Telic verbs are found in 4779/11000 nouns. 3928 nouns are added to the result if resolution from hypernyms are used.
Existing problems
This process, however, turned out to be quite noisy. High quality patterns, such as "used to", are quite rare in Wordnet synset definitions. More frequent pattern, such as "NP is a NP to V-inf" doesn't have high precision.
Parsing problems:
Verbs and their objects in a conjunction need to be found. Example: A is something to B or C. C has conj_or dependency with B, no link to A.

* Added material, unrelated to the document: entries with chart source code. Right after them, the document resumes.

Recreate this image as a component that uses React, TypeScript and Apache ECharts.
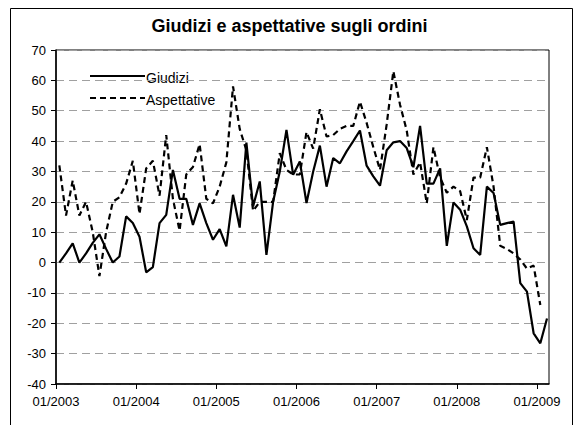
import React, { useEffect, useRef } from "react";
import * as echarts from "echarts";

const chartTitle = "Giudizi e aspettative sugli ordini";
const seriesNames = ["Giudizi", "Aspettative"];
const tickLabels = ["01/2003", "01/2004", "01/2005", "01/2006", "01/2007", "01/2008", "01/2009"];

// monthly values, 01/2003 .. 02/2009
const giudizi = [
  0, 3, 6.3, 0, 3, 6.5, 9.3, 4.5, 0, 2, 15.2, 13,
  8.5, -3.2, -1.5, 13, 15.7, 30.5, 21, 21, 12.4, 19.5, 13, 7.5,
  11, 5.3, 22.3, 11.5, 39.5, 18.5, 26.7, 2.5, 20, 30, 43.7, 28.9,
  33.3, 19.6, 30, 38.5, 25, 34.4, 32.7, 36.6, 40, 43.5, 31.9, 28.4,
  25.3, 37, 39.6, 40, 37.7, 31.4, 45, 26, 26, 31, 5.5, 19.8,
  17.4, 11.9, 4.7, 2.5, 25, 22.9, 12.4, 13, 13.5, -6.8, -9.6, -23.3,
  -26.6, -18.4,
];
const aspettative = [
  32, 15.5, 27, 15.5, 20, 10, -4.5, 10, 20, 21.5, 26, 33.5,
  16, 31, 33.5, 22, 42, 21, 10.5, 29, 31.5, 39, 21, 19.5,
  25, 33, 58, 44, 37, 17, 20, 20, 20, 36, 30.5, 29,
  29, 43, 37.5, 50.5, 41.5, 42, 44, 45, 45, 53, 46, 38,
  30.5, 45.5, 63, 52, 43.5, 29, 33, 19.5, 38, 28, 23, 25,
  23.5, 14, 28, 28, 38, 25, 5.5, 4.5, 3, 1, -2, -1,
  -14, null,
];

const FONT = "'Liberation Sans', Arial, sans-serif";
const DASH = [6, 4];

export default function App() {
  const ref = useRef<HTMLDivElement>(null);
  useEffect(() => {
    if (!ref.current) return;
    const chart = echarts.init(ref.current, undefined, { renderer: "svg" });
    const toPts = (arr: (number | null)[]) =>
      arr.map((v, i) => [i + 0.5, v]).filter((p) => p[1] !== null);
    const tickVals = tickLabels.map((_, k) => k * 12);
    const legendRows = seriesNames.map((name, k) => {
      const y = 76 + k * 22;
      return {
        type: "group",
        silent: true,
        children: [
          {
            type: "line",
            shape: { x1: 90, y1: y, x2: 145, y2: y },
            style: { stroke: "#000", lineWidth: 2.2, lineDash: k === 0 ? null : DASH },
          },
          {
            type: "text",
            x: 146,
            y: y + 1.5,
            style: { text: name, fill: "#000", font: `14px ${FONT}`, verticalAlign: "middle" },
          },
        ],
      };
    });
    chart.setOption({
      animation: false,
      backgroundColor: "#ffffff",
      title: {
        text: chartTitle,
        left: "center",
        top: 12,
        textStyle: { fontFamily: FONT, fontSize: 18, fontWeight: "bold", color: "#000" },
      },
      grid: { left: 56, top: 50, right: 30, bottom: 41, show: true, borderColor: "#000", borderWidth: 1, backgroundColor: "transparent", outerBoundsMode: "none" },
      xAxis: {
        type: "value",
        min: 0,
        max: 73.8,
        axisLine: { onZero: false, lineStyle: { color: "#000", width: 1.5 } },
        axisTick: { show: true, length: 5, lineStyle: { color: "#000" }, customValues: tickVals },
        axisLabel: {
          customValues: tickVals,
          margin: 11,
          fontFamily: FONT,
          fontSize: 13,
          color: "#000",
          formatter: (v: number) => tickLabels[Math.round(v / 12)] ?? "",
        },
        splitLine: { show: false },
      },
      yAxis: {
        type: "value",
        min: -40,
        max: 70,
        interval: 10,
        axisLine: { show: true, lineStyle: { color: "#000", width: 1.5 } },
        axisTick: { show: true, length: 5, lineStyle: { color: "#000" } },
        axisLabel: { margin: 10, fontFamily: FONT, fontSize: 13, color: "#000" },
        splitLine: { show: true, lineStyle: { color: "#a0a0a0", type: [8, 5], width: 1 } },
      },
      graphic: [
        {
          type: "rect",
          shape: { x: 10.5, y: 8.5, width: 562, height: 440 },
          style: { fill: "transparent", stroke: "#000", lineWidth: 1 },
          silent: true,
        },
        ...legendRows,
      ],
      series: [
        {
          name: seriesNames[0],
          type: "line",
          data: toPts(giudizi),
          symbol: "none",
          lineStyle: { color: "#000", width: 2.2, type: "solid" },
        },
        {
          name: seriesNames[1],
          type: "line",
          data: toPts(aspettative),
          symbol: "none",
          lineStyle: { color: "#000", width: 2.2, type: DASH },
        },
      ],
    });
    return () => chart.dispose();
  }, []);
  return (
    <div
      ref={ref}
      style={{ position: "fixed", left: 0, top: 0, width: 579, height: 425, background: "#fff" }}
    />
  );
}
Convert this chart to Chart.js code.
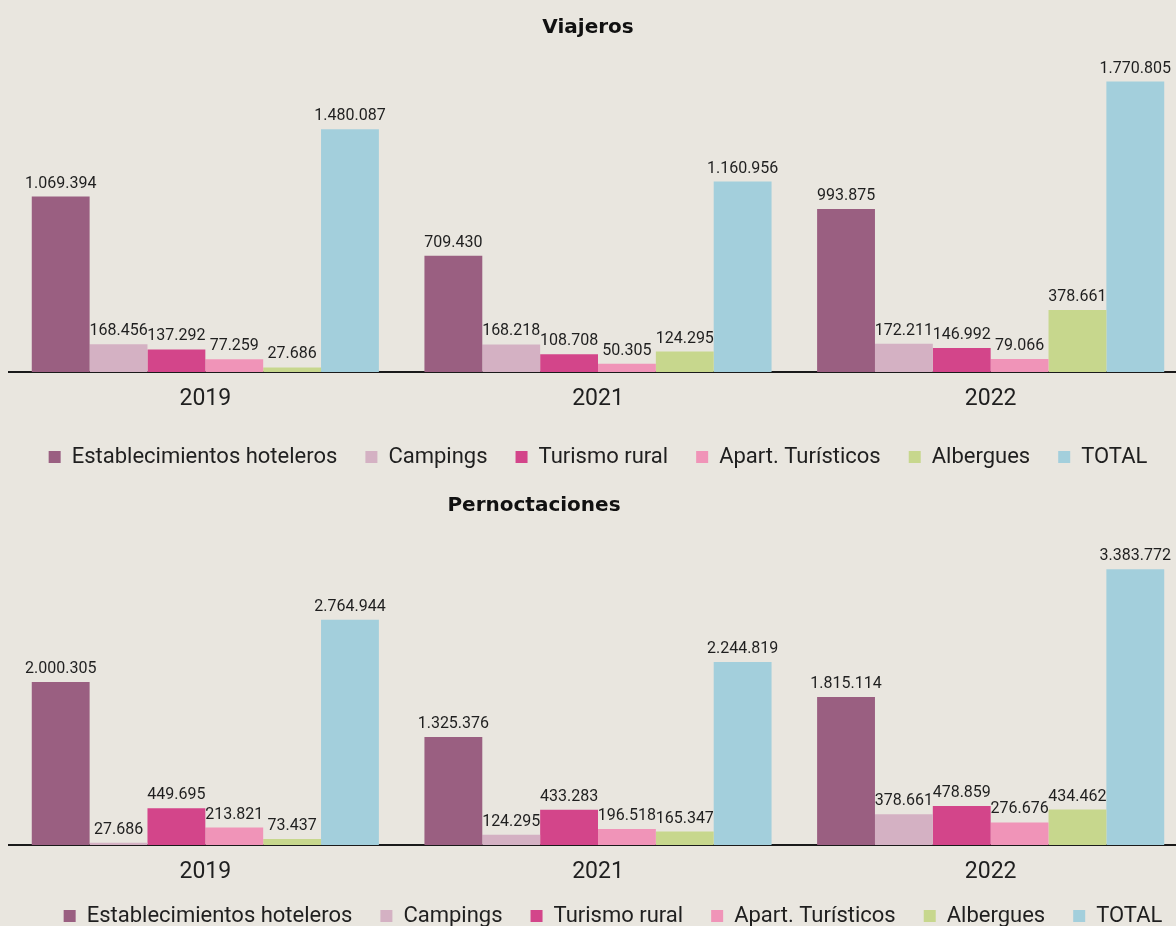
<!DOCTYPE html>
<html lang="es">
<head>
<meta charset="utf-8">
<script src="https://cdn.jsdelivr.net/npm/chart.js@4.4.0/dist/chart.umd.min.js"></script>
<style>
  html, body { margin: 0; padding: 0; background: #e9e6df; overflow: hidden; }
  body { width: 1176px; height: 926px; position: relative; }
  canvas { position: absolute; left: 0; }
  #viajerosChart { top: 0; }
  #pernoctacionesChart { top: 478px; }
</style>
</head>
<body>
<canvas id="viajerosChart" width="1187" height="478"></canvas>
<canvas id="pernoctacionesChart" width="1187" height="467"></canvas>
<script>
const years = ['2019', '2021', '2022'];
const seriesNames = ['Establecimientos hoteleros', 'Campings', 'Turismo rural', 'Apart. Turísticos', 'Albergues', 'TOTAL'];
const seriesColors = ['#9a5f81', '#d4b1c3', '#d3458a', '#f094b8', '#c7d78d', '#a3cfdc'];

// Viajeros
const viajerosHoteleros = [1069394, 709430, 993875];
const viajerosCampings = [168456, 168218, 172211];
const viajerosRural = [137292, 108708, 146992];
const viajerosApart = [77259, 50305, 79066];
const viajerosAlbergues = [27686, 124295, 378661];
const viajerosTotal = [1480087, 1160956, 1770805];

// Pernoctaciones
const pernocHoteleros = [2000305, 1325376, 1815114];
const pernocCampings = [27686, 124295, 378661];
const pernocRural = [449695, 433283, 478859];
const pernocApart = [213821, 196518, 276676];
const pernocAlbergues = [73437, 165347, 434462];
const pernocTotal = [2764944, 2244819, 3383772];

const fmt = (v) => String(v).replace(/\B(?=(\d{3})+(?!\d))/g, '.');

// Value above every bar, Spanish thousands separator.
const barValueLabels = {
    id: 'barValueLabels',
    afterDatasetsDraw(chart) {
        const ctx = chart.ctx;
        ctx.save();
        ctx.font = '16px Roboto';
        ctx.fillStyle = '#1f1f1f';
        ctx.textAlign = 'center';
        ctx.textBaseline = 'alphabetic';
        chart.data.datasets.forEach((ds, i) => {
            chart.getDatasetMeta(i).data.forEach((bar, j) => {
                ctx.fillText(fmt(ds.data[j]), bar.x, bar.y - 9);
            });
        });
        ctx.restore();
    },
};

// Moves title and legend boxes after layout.
const blockShift = {
    id: 'blockShift',
    afterLayout(chart, args, opts) {
        const t = chart.titleBlock;
        t.left += opts.titleDx || 0;
        t.right += opts.titleDx || 0;
        const l = chart.legend;
        l.left += opts.legendDx || 0;
        l.right += opts.legendDx || 0;
        l.top += opts.legendDy || 0;
        l.bottom += opts.legendDy || 0;
    },
};

function barChart(elementId, title, series, yMax, opts) {
    const el = document.getElementById(elementId);
    if (!el) return;

    new Chart(el, {
        type: 'bar',
        data: {
            labels: years,
            datasets: series.map((data, i) => ({
                label: seriesNames[i],
                data,
                backgroundColor: seriesColors[i],
                borderWidth: 0,
                barPercentage: 1,
                categoryPercentage: 0.884,
            })),
        },
        options: {
            responsive: false,
            animation: false,
            layout: { padding: { left: 9, right: 0, top: 0, bottom: 0 } },
            plugins: {
                title: {
                    display: true,
                    text: title,
                    color: '#111',
                    font: { family: 'DejaVu Sans', weight: 'bold', size: 20 },
                    padding: { top: 16, bottom: opts.titleGap },
                },
                legend: {
                    position: 'bottom',
                    labels: {
                        boxWidth: 12,
                        boxHeight: 12,
                        padding: 28,
                        color: '#1f1f1f',
                        font: { family: 'Roboto', size: 22 },
                    },
                },
                tooltip: { enabled: false },
                blockShift: { titleDx: opts.titleDx, legendDx: opts.legendDx, legendDy: opts.legendDy },
            },
            scales: {
                x: {
                    grid: { display: false, drawTicks: false },
                    border: { display: true, color: '#1a1a1a', width: 2 },
                    ticks: { color: '#1f1f1f', padding: 13, font: { family: 'Roboto', size: 23 } },
                    afterFit(scale) { scale.height = opts.axisHeight; },
                },
                y: { display: false, min: 0, max: yMax },
            },
        },
        plugins: [barValueLabels, blockShift],
    });
}

barChart('viajerosChart', 'Viajeros',
    [viajerosHoteleros, viajerosCampings, viajerosRural, viajerosApart, viajerosAlbergues, viajerosTotal],
    2000000, { titleGap: 4, axisHeight: 46, titleDx: -10, legendDx: 0, legendDy: 0 });

barChart('pernoctacionesChart', 'Pernoctaciones',
    [pernocHoteleros, pernocCampings, pernocRural, pernocApart, pernocAlbergues, pernocTotal],
    4000000, { titleGap: 1, axisHeight: 40, titleDx: -64, legendDx: 15, legendDy: -8 });
</script>
</body>
</html>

Noun phrases of the form: the probability of A, the level of B etc. We want to find the object of the telic verb to be the head noun of A and B, instead of ‘probability’ or ‘level’.
Inheritance problems:
Parsing mistakes higher up in the tree spoil the telic quality of its hyponyms
Need to find additional links when inheriting the telic role. For example, A is drug for B. Let’s assume that drug has telic ‘treat illness’, A inherit that telic role, but it should be better to be ‘treat B’.
The telic verbs of the hypernym might not really make sense for the hyponyms. Example: tourist_class.n.01, gloss = tourist_class is inexpensive accommodations on a ship or train. The telic role inherited from ‘accomodations’ is ‘to live’!
Recent development
A recent paper shows that a combination of using distributed representation (word vector) and a set of seeding pairs of (object, verb) could be used to generate a prototype vector for telic verb. In short, it shows that by using an average subtracted vector of the seeding pairs, you can get a good translation vector from noun to the verbs that could be its telic verbs Fulda et. al (2017).
References
Pustejovsky, James. "The generative lexicon." Computational linguistics 17.4 (1991): 409-441.
Pustejovsky, J., Rumshisky, A., Moszkowicz, J. L., & Batiukova, O. (2008, September). GLML: A generative lexicon markup language. In Proceedings of the Generative Lexicon Workshop, Instituto di Linguistica Computazionale (CNR), Pisa, Italy.